- _Exercise_
Output the full listing below exactly as it reads, and skip anything that is a picture.

- _Collected data_
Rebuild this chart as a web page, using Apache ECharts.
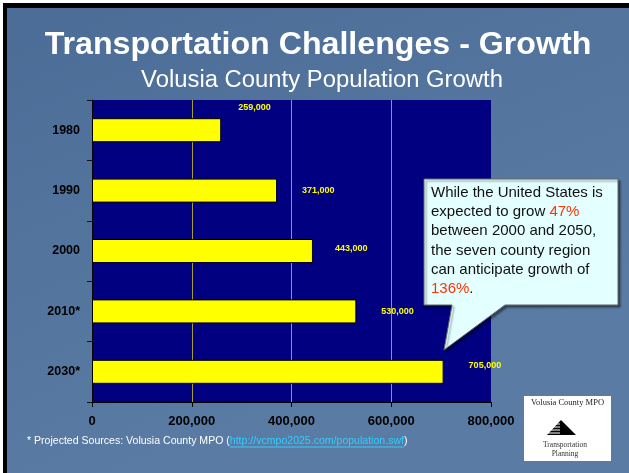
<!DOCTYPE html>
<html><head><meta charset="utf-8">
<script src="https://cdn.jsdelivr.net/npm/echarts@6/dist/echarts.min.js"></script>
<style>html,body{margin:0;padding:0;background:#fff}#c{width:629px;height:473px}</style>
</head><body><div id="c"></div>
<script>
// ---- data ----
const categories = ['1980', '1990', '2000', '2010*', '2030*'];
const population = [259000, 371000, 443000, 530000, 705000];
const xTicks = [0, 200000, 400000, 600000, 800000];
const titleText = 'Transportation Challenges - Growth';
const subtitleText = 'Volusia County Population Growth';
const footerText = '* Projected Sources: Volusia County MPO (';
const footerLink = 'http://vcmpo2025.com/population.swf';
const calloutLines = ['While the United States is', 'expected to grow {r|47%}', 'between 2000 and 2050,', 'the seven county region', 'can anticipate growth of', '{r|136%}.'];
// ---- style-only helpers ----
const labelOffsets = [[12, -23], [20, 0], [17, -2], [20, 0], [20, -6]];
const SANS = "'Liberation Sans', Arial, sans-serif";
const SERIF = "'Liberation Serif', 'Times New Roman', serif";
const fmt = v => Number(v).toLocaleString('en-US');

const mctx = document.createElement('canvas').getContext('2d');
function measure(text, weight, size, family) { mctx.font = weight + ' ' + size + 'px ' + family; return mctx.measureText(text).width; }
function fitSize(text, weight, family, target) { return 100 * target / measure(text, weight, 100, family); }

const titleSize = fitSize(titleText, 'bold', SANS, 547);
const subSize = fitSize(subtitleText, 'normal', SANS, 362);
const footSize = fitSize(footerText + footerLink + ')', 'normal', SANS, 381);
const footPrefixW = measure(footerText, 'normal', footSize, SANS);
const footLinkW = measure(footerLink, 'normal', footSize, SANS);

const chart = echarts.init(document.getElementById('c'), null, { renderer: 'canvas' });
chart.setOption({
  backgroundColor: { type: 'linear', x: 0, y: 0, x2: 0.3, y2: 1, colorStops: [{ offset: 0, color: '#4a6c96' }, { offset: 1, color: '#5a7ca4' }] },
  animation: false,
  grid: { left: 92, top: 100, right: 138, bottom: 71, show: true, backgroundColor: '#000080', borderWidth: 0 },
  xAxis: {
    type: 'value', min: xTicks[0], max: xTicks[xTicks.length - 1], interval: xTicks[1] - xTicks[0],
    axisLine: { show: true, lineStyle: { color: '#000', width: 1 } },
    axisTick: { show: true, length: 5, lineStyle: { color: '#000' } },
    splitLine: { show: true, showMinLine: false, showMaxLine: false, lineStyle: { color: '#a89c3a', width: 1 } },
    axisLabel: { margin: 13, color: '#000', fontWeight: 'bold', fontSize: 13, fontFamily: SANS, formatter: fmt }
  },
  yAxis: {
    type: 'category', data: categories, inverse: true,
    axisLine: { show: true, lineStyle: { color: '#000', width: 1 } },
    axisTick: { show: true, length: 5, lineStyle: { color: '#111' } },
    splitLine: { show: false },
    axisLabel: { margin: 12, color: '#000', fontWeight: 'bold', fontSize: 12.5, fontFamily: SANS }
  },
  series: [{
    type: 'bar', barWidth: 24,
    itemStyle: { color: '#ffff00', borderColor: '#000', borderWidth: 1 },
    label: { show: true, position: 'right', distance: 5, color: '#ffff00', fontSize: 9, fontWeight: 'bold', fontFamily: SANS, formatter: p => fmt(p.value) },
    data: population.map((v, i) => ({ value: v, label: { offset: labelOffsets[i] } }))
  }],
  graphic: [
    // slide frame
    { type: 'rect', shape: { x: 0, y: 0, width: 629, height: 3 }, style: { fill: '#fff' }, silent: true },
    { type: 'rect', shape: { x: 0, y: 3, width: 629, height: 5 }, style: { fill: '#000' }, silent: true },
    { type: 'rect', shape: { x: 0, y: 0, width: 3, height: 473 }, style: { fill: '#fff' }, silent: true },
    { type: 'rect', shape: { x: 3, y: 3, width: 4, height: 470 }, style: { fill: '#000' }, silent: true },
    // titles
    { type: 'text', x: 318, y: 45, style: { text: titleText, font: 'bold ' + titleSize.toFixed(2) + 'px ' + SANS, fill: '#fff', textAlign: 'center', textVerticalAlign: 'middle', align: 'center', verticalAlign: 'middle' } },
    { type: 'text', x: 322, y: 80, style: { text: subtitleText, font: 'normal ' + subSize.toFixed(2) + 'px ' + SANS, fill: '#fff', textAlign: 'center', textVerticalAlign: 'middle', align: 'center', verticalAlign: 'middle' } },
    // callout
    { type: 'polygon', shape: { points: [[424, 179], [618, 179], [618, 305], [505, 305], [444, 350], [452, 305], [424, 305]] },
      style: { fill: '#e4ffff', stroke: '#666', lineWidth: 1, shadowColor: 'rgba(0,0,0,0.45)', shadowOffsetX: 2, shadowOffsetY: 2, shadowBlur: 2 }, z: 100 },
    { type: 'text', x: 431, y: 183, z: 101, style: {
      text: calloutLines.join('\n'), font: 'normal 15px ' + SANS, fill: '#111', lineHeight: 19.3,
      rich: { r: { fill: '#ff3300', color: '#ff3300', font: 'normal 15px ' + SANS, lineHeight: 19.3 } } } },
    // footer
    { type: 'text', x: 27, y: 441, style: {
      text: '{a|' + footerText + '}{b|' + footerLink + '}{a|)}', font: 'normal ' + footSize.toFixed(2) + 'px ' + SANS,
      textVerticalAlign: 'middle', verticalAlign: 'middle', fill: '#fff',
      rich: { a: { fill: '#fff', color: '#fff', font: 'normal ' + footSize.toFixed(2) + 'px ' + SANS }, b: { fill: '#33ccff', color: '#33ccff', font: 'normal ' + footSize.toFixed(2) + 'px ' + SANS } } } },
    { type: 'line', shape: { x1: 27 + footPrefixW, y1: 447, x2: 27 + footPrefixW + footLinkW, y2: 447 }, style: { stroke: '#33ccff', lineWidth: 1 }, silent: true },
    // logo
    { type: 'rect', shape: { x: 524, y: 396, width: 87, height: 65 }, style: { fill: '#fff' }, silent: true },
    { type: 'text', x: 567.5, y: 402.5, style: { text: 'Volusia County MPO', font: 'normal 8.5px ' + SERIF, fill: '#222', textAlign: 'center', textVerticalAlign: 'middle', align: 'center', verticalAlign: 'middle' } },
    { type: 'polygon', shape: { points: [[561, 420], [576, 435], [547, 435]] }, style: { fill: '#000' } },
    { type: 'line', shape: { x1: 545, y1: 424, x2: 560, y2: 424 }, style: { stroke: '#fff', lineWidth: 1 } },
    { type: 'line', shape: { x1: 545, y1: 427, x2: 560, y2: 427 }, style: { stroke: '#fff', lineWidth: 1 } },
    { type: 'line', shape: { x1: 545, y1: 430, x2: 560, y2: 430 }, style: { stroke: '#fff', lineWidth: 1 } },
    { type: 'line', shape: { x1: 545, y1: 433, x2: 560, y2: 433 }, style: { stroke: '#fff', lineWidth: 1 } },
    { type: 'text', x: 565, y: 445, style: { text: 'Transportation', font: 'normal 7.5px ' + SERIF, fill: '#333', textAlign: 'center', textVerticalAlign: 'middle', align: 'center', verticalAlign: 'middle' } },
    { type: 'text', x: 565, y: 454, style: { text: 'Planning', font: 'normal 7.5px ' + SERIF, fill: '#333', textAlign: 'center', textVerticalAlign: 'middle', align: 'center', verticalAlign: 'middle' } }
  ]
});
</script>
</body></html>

- _Result for this exercise_
Rebuild this chart as a web page, using Apache ECharts.
<!DOCTYPE html>
<html><head><meta charset="utf-8">
<script src="https://cdn.jsdelivr.net/npm/echarts@6/dist/echarts.min.js"></script>
<style>html,body{margin:0;padding:0;background:#fff}#c{width:629px;height:473px}</style>
</head><body><div id="c"></div>
<script>
// ---- data ----
const categories = ['1980', '1990', '2000', '2010*', '2030*'];
const population = [259000, 371000, 443000, 530000, 705000];
const xTicks = [0, 200000, 400000, 600000, 800000];
const titleText = 'Transportation Challenges - Growth';
const subtitleText = 'Volusia County Population Growth';
const footerText = '* Projected Sources: Volusia County MPO (';
const footerLink = 'http://vcmpo2025.com/population.swf';
const calloutLines = ['While the United States is', 'expected to grow {r|47%}', 'between 2000 and 2050,', 'the seven county region', 'can anticipate growth of', '{r|136%}.'];
// ---- style-only helpers ----
const labelOffsets = [[12, -23], [20, 0], [17, -2], [20, 0], [20, -6]];
const SANS = "'Liberation Sans', Arial, sans-serif";
const SERIF = "'Liberation Serif', 'Times New Roman', serif";
const fmt = v => Number(v).toLocaleString('en-US');

const mctx = document.createElement('canvas').getContext('2d');
function measure(text, weight, size, family) { mctx.font = weight + ' ' + size + 'px ' + family; return mctx.measureText(text).width; }
function fitSize(text, weight, family, target) { return 100 * target / measure(text, weight, 100, family); }

const titleSize = fitSize(titleText, 'bold', SANS, 547);
const subSize = fitSize(subtitleText, 'normal', SANS, 362);
const footSize = fitSize(footerText + footerLink + ')', 'normal', SANS, 381);
const footPrefixW = measure(footerText, 'normal', footSize, SANS);
const footLinkW = measure(footerLink, 'normal', footSize, SANS);

const chart = echarts.init(document.getElementById('c'), null, { renderer: 'canvas' });
chart.setOption({
  backgroundColor: { type: 'linear', x: 0, y: 0, x2: 0.3, y2: 1, colorStops: [{ offset: 0, color: '#4a6c96' }, { offset: 1, color: '#5a7ca4' }] },
  animation: false,
  grid: { left: 92, top: 100, right: 138, bottom: 71, show: true, backgroundColor: '#000080', borderWidth: 0 },
  xAxis: {
    type: 'value', min: xTicks[0], max: xTicks[xTicks.length - 1], interval: xTicks[1] - xTicks[0],
    axisLine: { show: true, lineStyle: { color: '#000', width: 1 } },
    axisTick: { show: true, length: 5, lineStyle: { color: '#000' } },
    splitLine: { show: true, showMinLine: false, showMaxLine: false, lineStyle: { color: '#a89c3a', width: 1 } },
    axisLabel: { margin: 13, color: '#000', fontWeight: 'bold', fontSize: 13, fontFamily: SANS, formatter: fmt }
  },
  yAxis: {
    type: 'category', data: categories, inverse: true,
    axisLine: { show: true, lineStyle: { color: '#000', width: 1 } },
    axisTick: { show: true, length: 5, lineStyle: { color: '#111' } },
    splitLine: { show: false },
    axisLabel: { margin: 12, color: '#000', fontWeight: 'bold', fontSize: 12.5, fontFamily: SANS }
  },
  series: [{
    type: 'bar', barWidth: 24,
    itemStyle: { color: '#ffff00', borderColor: '#000', borderWidth: 1 },
    label: { show: true, position: 'right', distance: 5, color: '#ffff00', fontSize: 9, fontWeight: 'bold', fontFamily: SANS, formatter: p => fmt(p.value) },
    data: population.map((v, i) => ({ value: v, label: { offset: labelOffsets[i] } }))
  }],
  graphic: [
    // slide frame
    { type: 'rect', shape: { x: 0, y: 0, width: 629, height: 3 }, style: { fill: '#fff' }, silent: true },
    { type: 'rect', shape: { x: 0, y: 3, width: 629, height: 5 }, style: { fill: '#000' }, silent: true },
    { type: 'rect', shape: { x: 0, y: 0, width: 3, height: 473 }, style: { fill: '#fff' }, silent: true },
    { type: 'rect', shape: { x: 3, y: 3, width: 4, height: 470 }, style: { fill: '#000' }, silent: true },
    // titles
    { type: 'text', x: 318, y: 45, style: { text: titleText, font: 'bold ' + titleSize.toFixed(2) + 'px ' + SANS, fill: '#fff', textAlign: 'center', textVerticalAlign: 'middle', align: 'center', verticalAlign: 'middle' } },
    { type: 'text', x: 322, y: 80, style: { text: subtitleText, font: 'normal ' + subSize.toFixed(2) + 'px ' + SANS, fill: '#fff', textAlign: 'center', textVerticalAlign: 'middle', align: 'center', verticalAlign: 'middle' } },
    // callout
    { type: 'polygon', shape: { points: [[424, 179], [618, 179], [618, 305], [505, 305], [444, 350], [452, 305], [424, 305]] },
      style: { fill: '#e4ffff', stroke: '#666', lineWidth: 1, shadowColor: 'rgba(0,0,0,0.45)', shadowOffsetX: 2, shadowOffsetY: 2, shadowBlur: 2 }, z: 100 },
    { type: 'text', x: 431, y: 183, z: 101, style: {
      text: calloutLines.join('\n'), font: 'normal 15px ' + SANS, fill: '#111', lineHeight: 19.3,
      rich: { r: { fill: '#ff3300', color: '#ff3300', font: 'normal 15px ' + SANS, lineHeight: 19.3 } } } },
    // footer
    { type: 'text', x: 27, y: 441, style: {
      text: '{a|' + footerText + '}{b|' + footerLink + '}{a|)}', font: 'normal ' + footSize.toFixed(2) + 'px ' + SANS,
      textVerticalAlign: 'middle', verticalAlign: 'middle', fill: '#fff',
      rich: { a: { fill: '#fff', color: '#fff', font: 'normal ' + footSize.toFixed(2) + 'px ' + SANS }, b: { fill: '#33ccff', color: '#33ccff', font: 'normal ' + footSize.toFixed(2) + 'px ' + SANS } } } },
    { type: 'line', shape: { x1: 27 + footPrefixW, y1: 447, x2: 27 + footPrefixW + footLinkW, y2: 447 }, style: { stroke: '#33ccff', lineWidth: 1 }, silent: true },
    // logo
    { type: 'rect', shape: { x: 524, y: 396, width: 87, height: 65 }, style: { fill: '#fff' }, silent: true },
    { type: 'text', x: 567.5, y: 402.5, style: { text: 'Volusia County MPO', font: 'normal 8.5px ' + SERIF, fill: '#222', textAlign: 'center', textVerticalAlign: 'middle', align: 'center', verticalAlign: 'middle' } },
    { type: 'polygon', shape: { points: [[561, 420], [576, 435], [547, 435]] }, style: { fill: '#000' } },
    { type: 'line', shape: { x1: 545, y1: 424, x2: 560, y2: 424 }, style: { stroke: '#fff', lineWidth: 1 } },
    { type: 'line', shape: { x1: 545, y1: 427, x2: 560, y2: 427 }, style: { stroke: '#fff', lineWidth: 1 } },
    { type: 'line', shape: { x1: 545, y1: 430, x2: 560, y2: 430 }, style: { stroke: '#fff', lineWidth: 1 } },
    { type: 'line', shape: { x1: 545, y1: 433, x2: 560, y2: 433 }, style: { stroke: '#fff', lineWidth: 1 } },
    { type: 'text', x: 565, y: 445, style: { text: 'Transportation', font: 'normal 7.5px ' + SERIF, fill: '#333', textAlign: 'center', textVerticalAlign: 'middle', align: 'center', verticalAlign: 'middle' } },
    { type: 'text', x: 565, y: 454, style: { text: 'Planning', font: 'normal 7.5px ' + SERIF, fill: '#333', textAlign: 'center', textVerticalAlign: 'middle', align: 'center', verticalAlign: 'middle' } }
  ]
});
</script>
</body></html>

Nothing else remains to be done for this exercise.